We could simply say “give.” “Bestow” is a word with more grandeur; it connotes a very special gift.
Our most unique and total gift is to bestow ourselves.
Jesus bestowed himself to reveal the Father to the people of this world (at least). He did not merely publish content. Most of all, he gave a life.
We can do this too.
Parker Palmer describes circles of trust in which people refrain from trying to save the other person. His book on this topic is Hidden Wholeness: The Journey Toward an Undivided Life—Welcoming the Soul and Weaving Community in a Wounded World. He describes what I call evangelism as assault. It makes the other person’s soul run for cover.
What if you have truth that another person needs. Can you simply give that to the other? What if the person is not receptive—or might not be receptive. In order to promote discovery, what will you do? How can you whet the other person’s appetite for what you want to give? Most of all, it is your life, your beautiful wholeness of righteousness.

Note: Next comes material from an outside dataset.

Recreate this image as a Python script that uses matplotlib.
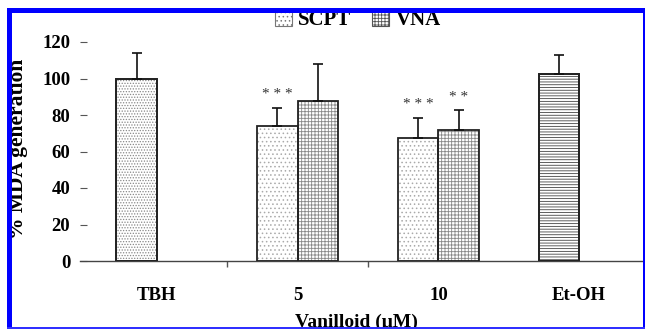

Of course there is more to say. In the normal back-and-forth of ordinary socialization you pick up on the facts and meanings and values that are implicit in the other person’s way of being and expressions. You inquire in an open-ended way. You probe. You ask questions that go beyond what Parker Palmer is describing and indirectly communicate a bit of teaching. You may teach the most by saying very little.
If you are loving, interested, sincere in your desire to know the other, a keen, discerning, and appreciative listener, and if you question in a way that facilitates the other person’s sharing, the first benefit is that the other person has a chance to reveal him- or herself in uncommon fullness. The second benefit is that you receive the treasure of that self-revelation—not just of the other person’s ideas and material or social emotions, but a revelation at the level of the soul, the other person’s deeper self, the true self. You can never be the same after truly glimpsing another one of the Father’s creations: a unique, spiritually indwelt personality!
And there is more. Having blessed the other by your way of being and your tasty morsels of teaching, the other person may come to you with questions. And then you can get to know the other person better and give the morsel they are ready to receive for the next stage of their growth. Gradually their mind becomes more attuned with the larger gift you may have in mind. The more you grow, the more adequate will be your cooperation with the spirit in playing this sacred game.
The rhythm is totally different. We do not come on as someone shot from a cannon, with the explosive and aggressive display of one’s bursting desire to “give” what we “know” the other person really needs. Rather, we relax in trust.